Another error is more serious. Statius, changing the scene from Aulis back to Scyros where we had left Achilles in the company of Lycomedes’ daughters, accomplishes the narrative transition with the following words:

At procul occultum falsi sub imagine sexus Aeaciden furto iam noverat una latenti Deidamia virum; sed opertae conscia culpae cuncta pavet tacitasque putat sentire sorores. (1.560-3)

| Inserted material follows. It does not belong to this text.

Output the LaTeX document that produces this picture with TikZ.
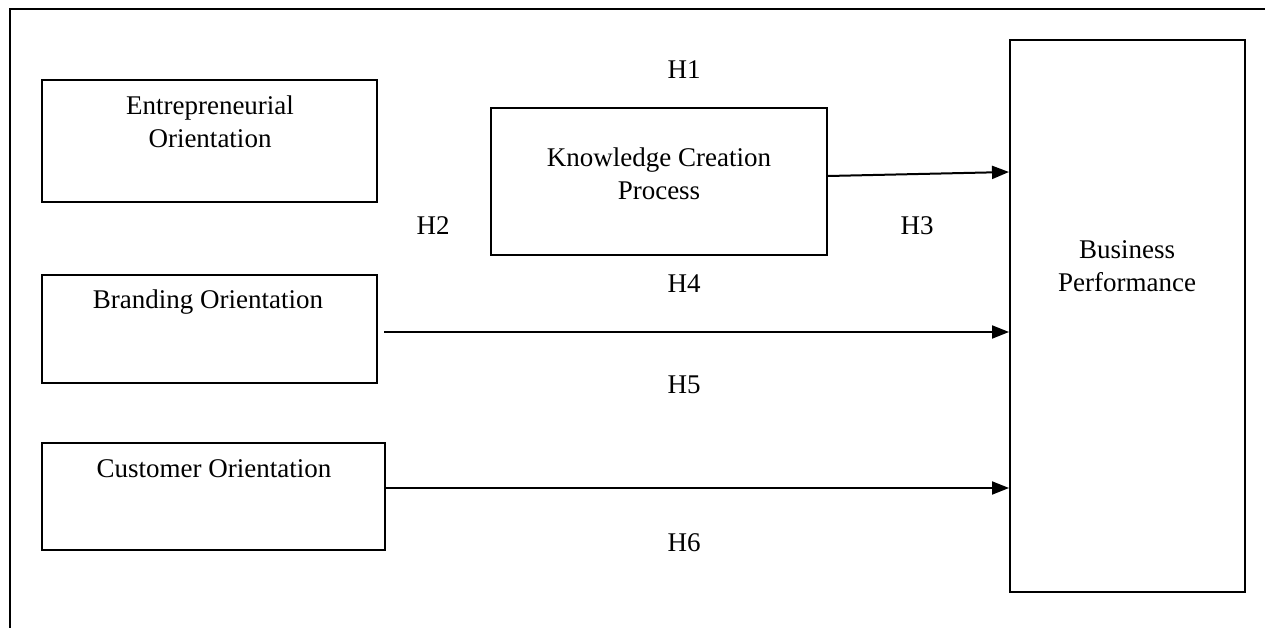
\documentclass[tikz,border=0pt]{standalone}
\usepackage{fontspec}
\setmainfont{Liberation Serif}
\usetikzlibrary{arrows.meta}
\begin{document}
\begin{tikzpicture}[x=1pt,y=-1pt,
  box/.style={draw=black,line width=2pt,minimum width=#1,inner sep=0pt},
  lbl/.style={font=\fontsize{27}{33}\selectfont,align=center,inner sep=0pt},
  arr/.style={line width=2pt,-{Triangle[length=17pt,width=13pt]}}]
\useasboundingbox (0,0) rectangle (1265,628);
\draw[line width=2pt] (10,628) -- (10,9) -- (1265,9);
% boxes
\node[box=335pt,minimum height=122pt] (eo) at (209.5,141) {};
\node[box=336pt,minimum height=147pt] (kcp) at (659,181.5) {};
\node[box=335pt,minimum height=108pt] (bo) at (209.5,329) {};
\node[box=343pt,minimum height=107pt] (co) at (213.5,496.5) {};
\node[box=235pt,minimum height=552pt] (bp) at (1127.5,316) {};
% box texts
\node[lbl] (teo) at (210,121.5) {Entrepreneurial\\Orientation};
\node[lbl] (tkcp) at (659,173.5) {Knowledge Creation\\Process};
\node[lbl] (tbo) at (208,302) {Branding Orientation};
\node[lbl] (tco) at (214,469) {Customer Orientation};
\node[lbl] (tbp) at (1127,266.5) {Business\\Performance};
% hypothesis labels
\node[lbl] (h1) at (684,70) {H1};
\node[lbl] (h2) at (433,226) {H2};
\node[lbl] (h3) at (917,226) {H3};
\node[lbl] (h4) at (684,284) {H4};
\node[lbl] (h5) at (684,385) {H5};
\node[lbl] (h6) at (684,543) {H6};
% arrows
\coordinate (a1s) at ([yshift=5.5pt]kcp.east);
\coordinate (a1e) at ([yshift=9.5pt]bp.west |- kcp.east);
\draw[arr] (a1s) -- (a1e);
\coordinate (a2s) at ([xshift=6pt,yshift=-3pt]bo.east);
\draw[arr] (a2s) -- (bp.west |- a2s);
\coordinate (a3s) at ([yshift=8.5pt]co.east);
\draw[arr] (a3s) -- (bp.west |- a3s);
\end{tikzpicture}
\end{document}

Deidamia has figured out that all is not as it appears with Achilles’ ‘sister,’ but in the succeeding narrative, it is quite clear that even privately between herself and Achilles the fiction is strictly maintained (1.564-591). The picture we get of Deidamia from this ‘don’t ask, don’t tell’ attitude towards Achilles’ gender is sympathetic: she is indulging in a little wilful self-delusion in order to prolong an idyllic pre-sexual infatuation. So, when Achilles rapes her, her world is shattered, and her situation is genuinely moving. In Slavitt’ version of these events, Deidamia is merely stupid. While the two youths are spending time together, Achilles teaches his friend to play the lyre; the irony is that ‘Achilles,’ about whom they sing, is actually present (1.577-79). Slavitt misrepresents their discourse entirely:

“No doubt now. He confesses what she now knows for sure, and tells her who he is, and putting it into a song, recounts the details of his birth and childhood.” (p. 19)

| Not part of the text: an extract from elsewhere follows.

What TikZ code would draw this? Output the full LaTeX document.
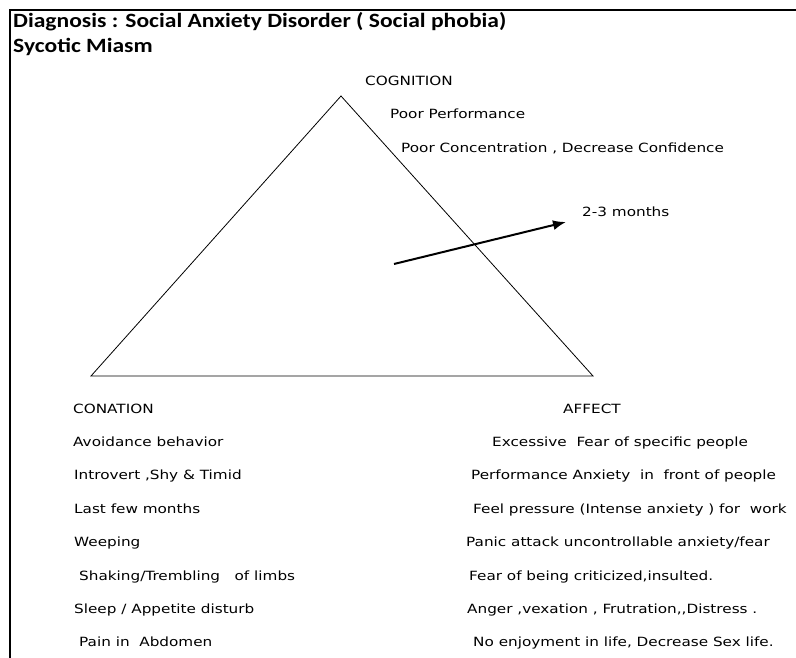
\documentclass[tikz,border=0pt]{standalone}
\usepackage{fontspec}
\usetikzlibrary{positioning,arrows.meta}
\newfontfamily\lbl[FakeStretch=1.2]{DejaVu Sans}
\newfontfamily\ttl[FakeStretch=1.16]{Carlito}

\begin{document}
\begin{tikzpicture}[x=1pt,y=-1pt,
    row/.style={font=\lbl\fontsize{12.7}{14}\selectfont, anchor=west, inner sep=0pt, text height=9pt, text depth=3pt},
    heading/.style={font=\ttl\bfseries\fontsize{20.3}{22}\selectfont, anchor=west, inner sep=0pt},
    node distance=21pt]
    \useasboundingbox (0,0) rectangle (796,658);
    % frame
    \draw[line width=2pt] (10,658) -- (10,10) -- (796,10);
    \node[heading] (diag) at (13,22) {Diagnosis : Social Anxiety Disorder ( Social phobia)};
    \node[heading] (miasm) at (13,47) {Sycotic Miasm};
    % triangle
    \coordinate (top) at (341,96);
    \coordinate (left) at (91,376);
    \coordinate (right) at (593,376);
    \draw[line width=0.8pt] (top) -- (left) -- (right) -- cycle;
    % arrow
    \coordinate (tail) at (394,264);
    \coordinate (head) at (566,222);
    \draw[line width=2pt, -{Latex[length=13pt,width=10pt]}] (tail) -- (head);
    \node[row] (dur) at (582,214) {2-3 months};
    % cognition
    \node[row] (cog) at (365,83) {COGNITION};
    \node[row, below=20pt of cog.south west, anchor=north west, xshift=25pt] (cog1) {Poor Performance};
    \node[row, below=22pt of cog1.south west, anchor=north west, xshift=11pt] (cog2) {Poor Concentration , Decrease Confidence};
    % conation
    \node[row] (con) at (73,410) {CONATION};
    \node[row, below=of con.south west, anchor=north west] (con1) {Avoidance behavior};
    \node[row, below=of con1.south west, anchor=north west, xshift=1pt] (con2) {Introvert ,Shy \& Timid};
    \node[row, below=of con2.south west, anchor=north west] (con3) {Last few months};
    \node[row, below=of con3.south west, anchor=north west] (con4) {Weeping};
    \node[row, below=of con4.south west, anchor=north west, xshift=5pt] (con5) {Shaking/Trembling \ \ of limbs};
    \node[row, below=of con5.south west, anchor=north west, xshift=-5pt] (con6) {Sleep / Appetite disturb};
    \node[row, below=of con6.south west, anchor=north west, xshift=5pt] (con7) {Pain in \ Abdomen};
    % affect
    \node[row] (aff) at (563,410) {AFFECT};
    \node[row, below=of aff.south west, anchor=north west, xshift=-71pt] (aff1) {Excessive \ Fear of specific people};
    \node[row, below=of aff1.south west, anchor=north west, xshift=-21pt] (aff2) {Performance Anxiety \ in \ front of people};
    \node[row, below=of aff2.south west, anchor=north west, xshift=2pt] (aff3) {Feel pressure (Intense anxiety ) for \ work};
    \node[row, below=of aff3.south west, anchor=north west, xshift=-7pt] (aff4) {Panic attack uncontrollable anxiety/fear};
    \node[row, below=of aff4.south west, anchor=north west, xshift=3pt] (aff5) {Fear of being criticized,insulted.};
    \node[row, below=of aff5.south west, anchor=north west, xshift=-2pt] (aff6) {Anger ,vexation , Frutration,,Distress .};
    \node[row, below=of aff6.south west, anchor=north west, xshift=6pt] (aff7) {No enjoyment in life, Decrease Sex life.};
\end{tikzpicture}
\end{document}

Statius contradicts this directly, and makes it clear that they were speaking of ‘Achilles’ in the third person, and even tells us how Deidamia managed to avoid situations that might permit Achilles to confess (1.586-7). Thus when he rapes her, and she is “horrified, in shock” (p. 22), Slavitt’s readers may wonder why she is quite so surprised. Later, when Deidamia is wondering whether to report Achilles to her father, one of the factors she considers is the love she had and still has for him/her: et adhuc in corde manebat / ille diu deceptus amor (1.667-8). Slavitt tendentiously translates this as

“Has she not already imagined how this might one day happen and dreamed with happy anticipation of how it would be?” (p. 22)

This looks very much like an attempt to fix one bad translation with another, to reconcile Deidamia’s utter shock at Achilles’ violence with his misattribution to the couple of a progressively developing and overtly romantic relationship.

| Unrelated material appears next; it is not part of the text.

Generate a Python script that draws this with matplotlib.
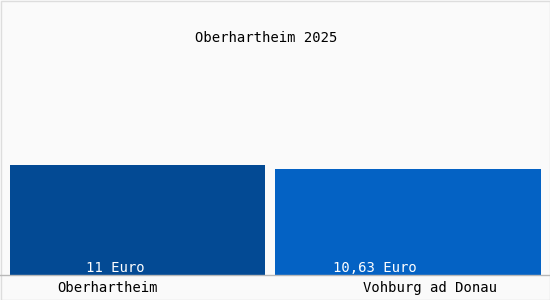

When we move on to De Raptu Proserpinae, Slavitt has a much better guide than Mozley in the person of Claire Gruzelier, whose 1993 edition and translation is his starting-point.[5] There are nevertheless a few phrases here too whose accuracy might be questioned. Slavitt calls the famous aerolith at Penissos associated with the Magna Mater a “holy statue,” (p. 47) which it was not ( religiosa silex, DRP 1.203), at least not before it arrived on the Palatine. He describes Proserpine in the company of Venus, Diana and Pallas as a “lovely young woman who’d look to be / also a goddess…” (p. 54) perhaps forgetting for a moment that she is in fact also a goddess. Slavitt is tireless at experimenting in surprising ways with transforming and breathing new life into the epic simile, but no such excuse can be made for the rendering of one simile (DRP 1.69-75) as plain narrative: a comparison of Pluto’s anger with the North wind becomes nothing more than a description of the wind itself, a weather report, and completely pointless in the context (p. 43). I am curious as to why Slavitt (p. 50) adopts Parrhasius’ reading of Aethon as the name of one of Pluto’s horses instead of Jeep’s emendation to Cthonius that recent editors have preferred (DRP 1.284). Finally, Slavitt as narrator intrudes upon the ecphrasis of Proserpine’s tapestry to comment that it is meant to remind us of the work of Ovid’s Arachne (p. 49), which is very precisely wrong. Surely her weaving in its classicising symmetry and totalizing ambition is meant to remind us of Pallas’ competing design. The irony is that Proserpine’s work like Claudian’s will be left unfinished, will not achieve its symmetry, and will be supplanted by the weaving of the spider on her abandoned loom, as Arachne takes her small revenge at last (DRP 3.157-8).

These niggling complaints aside, I enjoyed reading this book. How others will like this translation will depend a lot on how well they like Slavitt’s personality, because he has put a lot of himself in it. If you think a translator should efface himself from his work as as much as possible, if you think that supplementary material should be carefully sequestered from the text in footnotes, or even if you simply want a conservative but modern rendering of these poems to use for extended close reading in class, this may not be the book for you. But the greatest problem these works face is that they are not as widely read as they deserve, even among classicists. This book may begin to change that. I would urge anyone who thinks that Statius only wrote gruesome epic and Claudian only dull panegyric to read this slim and sprightly volume.

Notes

[1] See pp. 135-44 in Stephen Hinds, Allusion and Intertext: dynamics of appropriation in Roman poetry. Cambridge: Cambridge University Press, 1998.
[2] The Metamorphoses of Ovid, translated freely into verse by David R. Slavitt. Baltimore: Johns Hopkins University Press, 1994.
[3] Slatkin, Laura, The Power of Thetis. Berkeley: University of California Press, 1991.
[4] As Konstan notes in his afterword (pp. 81-2), the point of this is an allusion to Homer ( Iliad 1.393-406) and, once again, to the tradition of the cosmic power of Thetis.
[5] Claudian, De Raptu Proserpinae, edited, with introduction, translation and commentary by Claire Gruzelier. Oxford: Oxford University Press, 1993.